Arts & Culture

Houston First Corporation assessing how to get broken Montrose-area 59/69 bridge lights back on

A series of decorative lights above the Southwest Freeway, installed before Houston last hosted the Super Bowl in 2017, have not been functioning for months.


A series of decorative bridge lights installed above the Southwest Freeway in 2017 have not worked for months, according to the Houston First Corporation.

Six years ago this month, when Houston last hosted the Super Bowl, six bridges that cross part of the Southwest Freeway had been freshly adorned with bright, colorful lights that were eye-popping and awe-inspiring for both residents and visitors alike.
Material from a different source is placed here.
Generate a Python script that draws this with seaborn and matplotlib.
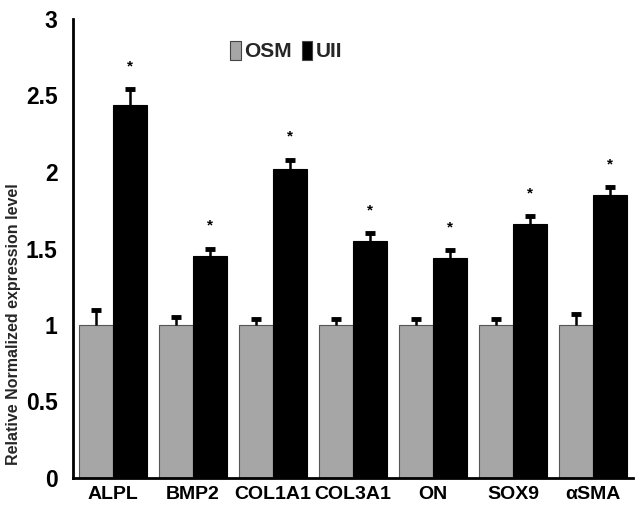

Now, as the city prepares to host the NCAA Final Four men's basketball tournament in early April, the lights have long gone dark and that stretch of the freeway – in the bustling Montrose area between downtown and the site of the upcoming games at NRG Stadium – looks much like any other freeway.

The lights are technically still switched on, according to the organization that has assumed responsibility for them, but they have not worked for months. And it likely will be at least that long before they are illuminated again.

"The switches are on. We just don't have many lights at all that are working," said Holly Clapham, the chief marketing officer for the Houston First Corporation. "I was told there may be a few flickering lights. ... It's a lighting system failure."

Clapham said Houston First, a local government corporation that manages city-owned properties and serves as the city's sales and marketing arm, is conducting a diagnostic assessment of the lights at the direction of city leadership, with the goal of figuring out how to get them back on along with how to maintain them and fund their operation on a long-term basis. That assessment began within the last few months, Clapham said, and could be completed by late spring or early summer.

Clapham said Houston First agreed to take responsibility for the decorative lights in 2019 after their original creator and steward, the Montrose Management District, went dormant in 2018. The lights had been installed ahead of the Super Bowl in 2017 through a partnership between the management district and the Texas Department of Transportation (TxDOT), which owns the freeway as well as the bridges that cross them, supervised the lights' installation and subsequently entered into the agreement with Houston First, according to Clapham.

Since Houston First does not have expertise in lighting or bridges, Clapham said it is seeking the input of industry experts as part of the ongoing assessment. The goal is to come up with a viable long-term plan as opposed to a short-term fix, she said, and to ensure the lights won't break down again.

Decorative lights remain on the Montrose Boulevard bridge that crosses the Southwest Freeway in Houston, but they no longer work, according to the Houston First Corporation.

"It would not be worth anyone's time for us to make the same mistakes," Clapham said. "We don't want Houston to be disappointed."

The cost to install the lights was a little more than $3 million, according to TxDOT. They began to fail a few months after Houston First took over their operation, shortly before the onset of the COVID-19 pandemic in early 2020, according to Clapham, who said the warranty for the lights had expired by that point.

More and more of the lights gradually stopped working after that, according to Clapham, who said they have proven not to be compatible with newer lighting technology. Following the Super Bowl in 2017, the color-changing LED lights had also been used to commemorate occasions such as the Houston Astros' first World Series championship later that year as well as Pride Month every June.

After the Montrose Management District could no longer pay the electricity bills associated with operating the lights, Clapham said the city made an arrangement to have those costs covered. Mary Benton, a spokesperson for Houston Mayor Sylvester Turner, said in an email that NRG Energy agreed to cover electricity costs for the bridge lights.

“Houston First is asked to maintain the lighting system because it is part of the iconic city of Houston branding,” Benton added.

Determining how best to maintain and fund the lights' operation moving forward is part of the assessment being conducted by Houston First, which plans to consult with TxDOT, among other entities. Another factor being considered is TxDOT's planned expansion of Interstate 45 near and north of downtown, which is on hold pending the completion of an environmental and civil rights investigation by the Federal Highway Administration.

Danny Perez, a spokesperson for TxDOT's Houston office, said the stretch of the Southwest Freeway where the bridge lights are located would be impacted by the I-45 project. From east to west, the bridges that include the lights are on Montrose Boulevard, Graustark Street, Mandell Street, Dunlavy Street, Woodhead Street and Hazard Street.

"When it moves forward," Perez said of the I-45 project, "that particular stretch would be part of the reconstruction."